Monitoring and Anomaly Detection in Distributed Systems: A Scalable Real-Time Solution
Distributed systems have become one of the pillars of modern computing, creating the backbone for technologies like cloud computing and the Internet of Things, while supporting many of the services that run on the Internet. However, with the use of this type of systems a unique set of challenges arises, particularly about ensuring properties such as their scalability, performances, reliability, and the detection of issues that could lead to system failures. Effective monitoring of such systems in complex environments is essential to maintain these properties.
This thesis presents a comprehensive approach to real-time monitoring and anomaly detection in distributed systems creating a scalable framework, designed to be versatile, modular, and capable of handling the complexity typical of such systems. The framework is built around four key components: Monitored Agents, Data Collection Agents, Detection Agents, and Visualization Agents. Monitored Agents continuously gather measurements from various parts of the system, while Data Collection Agent collects, aggregates and standardize them for further analysis. The Detection Agent then gathers historical and real-time data to identify anomalies. The results of the collection and anomaly detection processes are visualized by the Visualization Agent, providing real-time insights through intuitive visualizations and implementing alerts for any detected anomalies.

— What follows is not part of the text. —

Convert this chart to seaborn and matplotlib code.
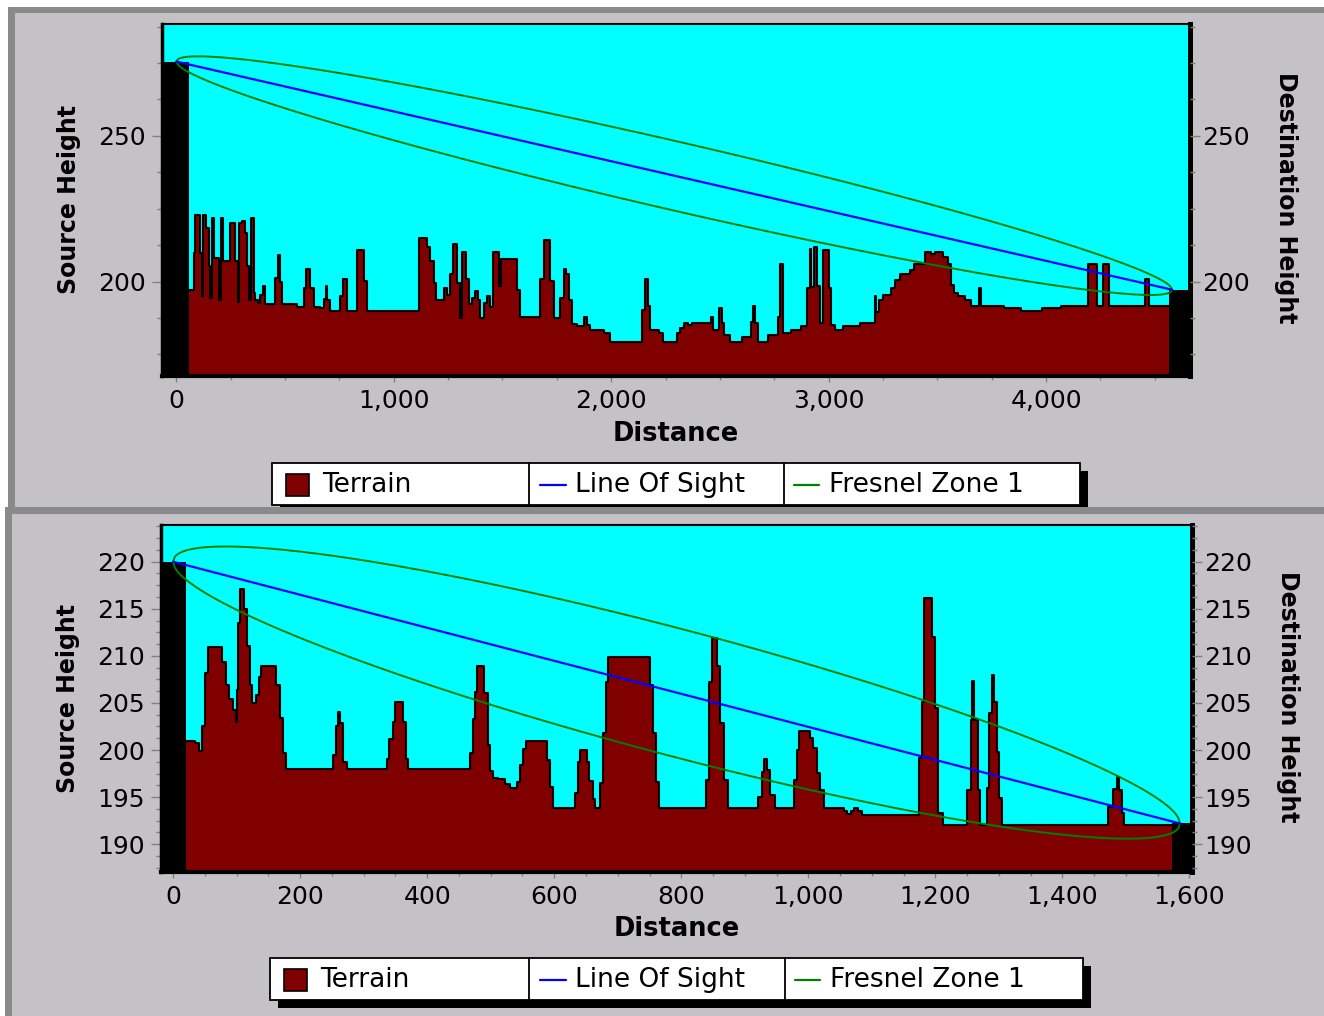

A significant contribution of the experimental part of this thesis is the creation of a scalable monitoring solution, based on the implementation of the proposed framework, that can be easily integrated into existing distributed infrastructures. The proposed system utilizes widely used monitoring platforms like Prometheus and Grafana, but with added capabilities for real-time anomaly detection through the use of the Prophet time series forecasting model. This extension allows for proactive monitoring by predicting expected system behavior and flagging anomalies when there is a significant deviation from the predicted behavior. A custom anomaly detection module was implemented to interface with Prometheus, which efficiently processes large volumes of measurements in real-time to find anomalous behaviors. The system was evaluated within a distributed environment setup, demonstrating its effectiveness at identifying anomalies while maintaining low resource consumption and high responsiveness.
This solution offers applicability in various types of distributed architectures, providing a robust and adaptable framework for real-time monitoring and anomaly detection that can meet the specific demands of distributed infrastructures and system operators. By combining artificial intelligence-based time series forecasting, real-time data processing and anomaly detection, this work sets the way for future advancements within the distributed systems monitoring field.